Although there do not seem to have been any prosecutions relating to gambling online, attempts to expressly licence online gaming have so far been rebuffed, most recently after State Senate Leader Bruce Tarr attempted to attach legislation to a transportation finance bill back in July 2013. However, this is unlikely to represent the final attempt to legalise the provision of online gambling.

The Expanded Gaming Act

As mentioned above, the industry in Massachusetts is rapidly changing, and the signing of the celebrated Expanded Gaming Act 2011 by governor Deval Patrick marked a major step forward. The law permits the establishment of three casinos in the state, as well as one additional slot room.

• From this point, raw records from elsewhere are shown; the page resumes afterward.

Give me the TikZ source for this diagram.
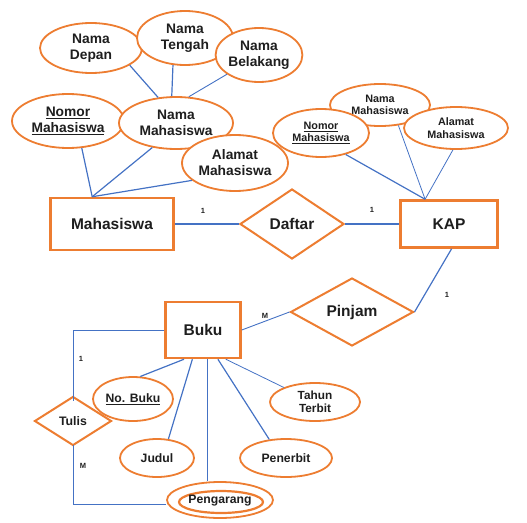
\documentclass[tikz,border=0pt]{standalone}
\usepackage{fontspec}
\setmainfont{Liberation Sans}
\usetikzlibrary{shapes.geometric}
\definecolor{erorange}{RGB}{237,125,49}
\definecolor{erblue}{RGB}{68,114,196}
\definecolor{ertext}{RGB}{30,30,30}
\tikzset{
  attr/.style={ellipse, draw=erorange, line width=1.8pt, fill=white, inner sep=0pt, align=center, text=ertext, font=\fontsize{13.8}{16}\selectfont\bfseries},
  attrsmall/.style={attr, font=\fontsize{10.8}{12.5}\selectfont\bfseries},
  attrbot/.style={attr, font=\fontsize{12.2}{14}\selectfont\bfseries},
  entity/.style={rectangle, draw=erorange, line width=2.5pt, fill=white, inner sep=0pt, text=ertext, font=\fontsize{15.5}{17}\selectfont\bfseries},
  rel/.style={diamond, draw=erorange, line width=2pt, fill=white, inner sep=0pt, text=ertext, font=\fontsize{15.5}{17}\selectfont\bfseries},
  conn/.style={draw=erblue, line width=1.2pt},
  card/.style={text=ertext, font=\fontsize{7.5}{8}\selectfont\bfseries, inner sep=0pt}
}
\begin{document}
\begin{tikzpicture}[x=1pt,y=-1pt]
\useasboundingbox (0,0) rectangle (527,522);
% left attributes
\node[attr, minimum width=102, minimum height=50] (nd) at (91,48) {Nama\\Depan};
\node[attr, minimum width=96, minimum height=54] (nt) at (185,38) {Nama\\Tengah};
\node[attr, minimum width=86, minimum height=54] (nb) at (259,55) {Nama\\Belakang};
\node[attr, minimum width=112, minimum height=54] (nomL) at (68,121) {\underline{Nomor}\\\underline{Mahasiswa}};
\node[attr, minimum width=114, minimum height=52] (nmL) at (176,123) {Nama\\Mahasiswa};
\node[attr, minimum width=106, minimum height=56] (alL) at (235,163) {Alamat\\Mahasiswa};
% right attributes
\node[attrsmall, minimum width=100, minimum height=42] (nmR) at (380,105) {Nama\\Mahasiswa};
\node[attrsmall, minimum width=96, minimum height=48] (nomR) at (321,133) {\underline{Nomor}\\\underline{Mahasiswa}};
\node[attrsmall, minimum width=104, minimum height=42] (alR) at (456,128) {Alamat\\Mahasiswa};
% entities and relations
\node[entity, minimum width=123, minimum height=52] (mhs) at (112,224) {Mahasiswa};
\node[rel, minimum width=104, minimum height=70] (daftar) at (292,224) {Daftar};
\node[entity, minimum width=97, minimum height=47] (kap) at (449,224) {KAP};
\node[rel, minimum width=123, minimum height=68] (pinjam) at (352,312) {Pinjam};
\node[entity, minimum width=75, minimum height=56] (buku) at (203,330) {Buku};
\node[rel, minimum width=77, minimum height=49, font=\fontsize{12.3}{14}\selectfont\bfseries] (tulis) at (73,421) {Tulis};
% bottom attributes
\node[attrbot, minimum width=80, minimum height=44] (nobuku) at (133,399) {\underline{No. Buku}};
\node[attrbot, minimum width=90, minimum height=38, font=\fontsize{11.8}{13.5}\selectfont\bfseries] (tahun) at (315,402) {Tahun\\Terbit};
\node[attrbot, minimum width=74, minimum height=38] (judul) at (157,458) {Judul};
\node[attrbot, minimum width=92, minimum height=38] (penerbit) at (286,458) {Penerbit};
\node[attrbot, minimum width=106, minimum height=36] (peng) at (220,500) {};
\node[attrbot, minimum width=84, minimum height=22, line width=2.2pt] (pengin) at (221,502) {};
\node[text=ertext, font=\fontsize{12.2}{14}\selectfont\bfseries, inner sep=0pt] (pengtxt) at (220,501) {Pengarang};
% connectors left attributes
\draw[conn] (nd.-24) -- (nmL.125);
\draw[conn] (nt.-114) -- (nmL.99);
\draw[conn, line width=0.9pt] (nb.-149) -- (nmL.64);
\draw[conn] (nomL.-63) -- (mhs.126);
\draw[conn] (nmL.-134) -- (mhs.126);
\draw[conn] (alL.-158) -- (mhs.126);
% right attributes
\draw[conn] (nomR.-41) -- (kap.134);
\draw[conn, line width=0.8pt] (nmR.-48) -- (kap.134);
\draw[conn, line width=0.8pt] (alR.-98) -- (kap.134);
% relations
\draw[conn] (mhs.east) -- (daftar.west);
\draw[conn] (daftar.east) -- (kap.west);
\draw[conn] (kap.-84) -- (pinjam.east);
\draw[conn, line width=0.9pt] (buku.east) -- (pinjam.west);
\draw[conn, line width=0.9pt] (buku.west) -| ([yshift=-5pt]tulis.north);
\draw[conn, line width=0.9pt] ([yshift=2pt]tulis.south) |- ([yshift=-4pt]peng.west);
% buku attributes
\draw[conn] (buku.-123) -- (nobuku.72);
\draw[conn] (buku.-110) -- (judul.59);
\draw[conn, line width=0.8pt] (buku.-82) -- (buku.-82 |- peng.north);
\draw[conn] (buku.-63) -- (penerbit.132);
\draw[conn, line width=0.8pt] (buku.-52) -- (tahun.155);
% cardinalities
\node[card] (c1) at (203,211) {1};
\node[card] (c2) at (372,210) {1};
\node[card] (c3) at (447,295) {1};
\node[card] (c4) at (265,316) {M};
\node[card] (c5) at (81,359) {1};
\node[card] (c6) at (83,466) {M};
\end{tikzpicture}
\end{document}
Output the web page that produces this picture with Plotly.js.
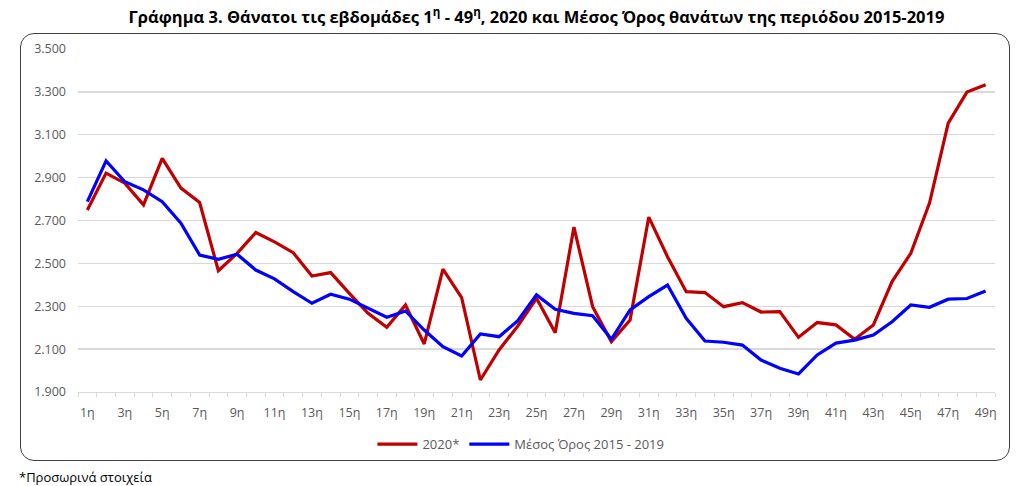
<!DOCTYPE html>
<html>
<head>
<meta charset="utf-8">
<script src="https://cdn.plot.ly/plotly-3.0.1.min.js"></script>
<style>
  html, body { margin: 0; padding: 0; background: #fff; }
  #wrap { position: relative; width: 1024px; height: 486px; }
  #frame { position: absolute; left: 20px; top: 33px; width: 990px; height: 428px;
           border: 1.3px solid #404040; border-radius: 14px; box-sizing: border-box; }
  #chart { position: absolute; left: 0; top: 0; width: 1024px; height: 486px; }
</style>
</head>
<body>
<div id="wrap">
  <div id="frame"></div>
  <div id="chart"></div>
</div>
<script>
const weeks = [];
for (let i = 1; i <= 49; i++) weeks.push(i + 'η');

const deaths2020 = [2749, 2921, 2874, 2773, 2990, 2851, 2784, 2466, 2547, 2644,
  2600, 2550, 2441, 2457, 2360, 2267, 2202, 2306, 2124, 2473,
  2340, 1956, 2096, 2208, 2337, 2177, 2669, 2298, 2135, 2236,
  2716, 2531, 2368, 2364, 2298, 2317, 2273, 2275, 2155, 2224,
  2213, 2146, 2213, 2415, 2547, 2781, 3154, 3299, 3333];

const avg2015_2019 = [2788, 2978, 2881, 2843, 2788, 2687, 2539, 2519, 2543, 2469,
  2428, 2368, 2314, 2356, 2333, 2291, 2249, 2278, 2189, 2111,
  2068, 2171, 2158, 2233, 2353, 2286, 2267, 2256, 2146, 2283,
  2345, 2399, 2244, 2138, 2132, 2119, 2049, 2011, 1984, 2073,
  2128, 2142, 2166, 2228, 2306, 2295, 2333, 2336, 2371];

const tickLabels = weeks.map((w, i) => (i % 2 === 0 ? w : ' '));
const yTicks = [1900, 2100, 2300, 2500, 2700, 2900, 3100, 3300, 3500];

const traces = [
  { x: weeks, y: deaths2020, type: 'scatter', mode: 'lines', name: '2020*',
    line: { color: '#C00000', width: 3.2 } },
  { x: weeks, y: avg2015_2019, type: 'scatter', mode: 'lines', name: 'Μέσος Όρος 2015 - 2019',
    line: { color: '#0000FF', width: 3.2 } }
];

const layout = {
  width: 1024, height: 486,
  paper_bgcolor: 'rgba(0,0,0,0)', plot_bgcolor: 'rgba(0,0,0,0)',
  separators: ',.',
  margin: { l: 78, r: 29, t: 49, b: 94 },
  font: { family: 'Open Sans, sans-serif', color: '#595959', size: 12 },
  title: {
    text: 'Γράφημα 3. Θάνατοι τις εβδομάδες 1<sup>η</sup> - 49<sup>η</sup>, 2020 και Μέσος Όρος θανάτων της περιόδου 2015-2019',
    font: { family: 'Open Sans, sans-serif', size: 16.5, color: '#000', weight: 'bold' },
    x: 0.5, xref: 'paper', y: 0.965, yref: 'container', yanchor: 'middle'
  },
  xaxis: {
    type: 'category',
    tickmode: 'array', tickvals: weeks, ticktext: tickLabels,
    tickson: 'boundaries', ticks: 'outside', ticklen: 4, tickcolor: '#d9d9d9',
    showline: true, linecolor: '#d9d9d9', linewidth: 1.3,
    showgrid: false, zeroline: false,
    tickfont: { size: 12.5, color: '#595959' },
    tickangle: 0,
    ticklabelstandoff: 9,
    range: [-0.5, 48.5],
    fixedrange: true
  },
  yaxis: {
    range: [1900, 3500],
    tickmode: 'array', tickvals: yTicks,
    tickformat: ',d',
    showgrid: true, gridcolor: '#d9d9d9', gridwidth: 1.3,
    zeroline: false, showline: false, ticks: '',
    ticklabelstandoff: 11,
    tickfont: { size: 12.5, color: '#595959' },
    fixedrange: true
  },
  legend: {
    orientation: 'h', x: 0.483, xanchor: 'center', y: -0.152, yanchor: 'middle',
    font: { size: 13, color: '#595959' }, itemwidth: 40
  },
  annotations: [
    { text: '*Προσωρινά στοιχεία', xref: 'paper', yref: 'paper', showarrow: false,
      x: -0.066, xanchor: 'left', y: -0.248, yanchor: 'middle',
      font: { size: 13, color: '#000' } }
  ]
};

Plotly.newPlot('chart', traces, layout, { displayModeBar: false, staticPlot: true });
</script>
</body>
</html>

All four locations have now been approved by local referendums, with more than $2.5 billion worth of construction and development work set to kick off in 2014. The process has been far from seamless, though, and the state is currently involved in an ugly legal dispute with Caesars Entertainment group, who claim that a conflict of interest led the MGC to grant licences to Wynn Resorts and MGM Resorts International.

The Mashpee Wampanoag Tribe are also set to benefit from the changing attitudes, with the state senate recently agreeing to a new compact that would allow the construction of a $500 million resort in the city of Taunton, bringing a potential 2,600 permanent jobs to the area.

Popular Markets

The state boasts a number of successful sports teams, including the Boston Bruins, the Celtics, the Red Sox and the New England Patriots. This has led to a proliferation of online sports betting in Massachusetts, with residents taking advantage of the hands off approach that typifies the state's attitude to internet wagers. Poker has been another popular pastime, and though playing in public remains illegal, the state has produced a number of big name players, including Dan Harrington and Bernard Lee.

The Future of Gambling in Massachusetts

With the state looking to benefit from the extra revenue that legalised gambling would bring, players should expect significant changes ahead. When the casino situation is resolved, most likely in 2014, the online landscape will be next under the microscope.

Changes are likely to be heavily influenced by the three major casinos planning to open during 2014, and it is possible that new online gaming laws will be pegged to their operations in a manner similar to that recently seen in New Jersey and Delaware. While it will be good to see the state catering for players on home soil, this could also mean the closing of loopholes, allowing legal access to offshore platforms.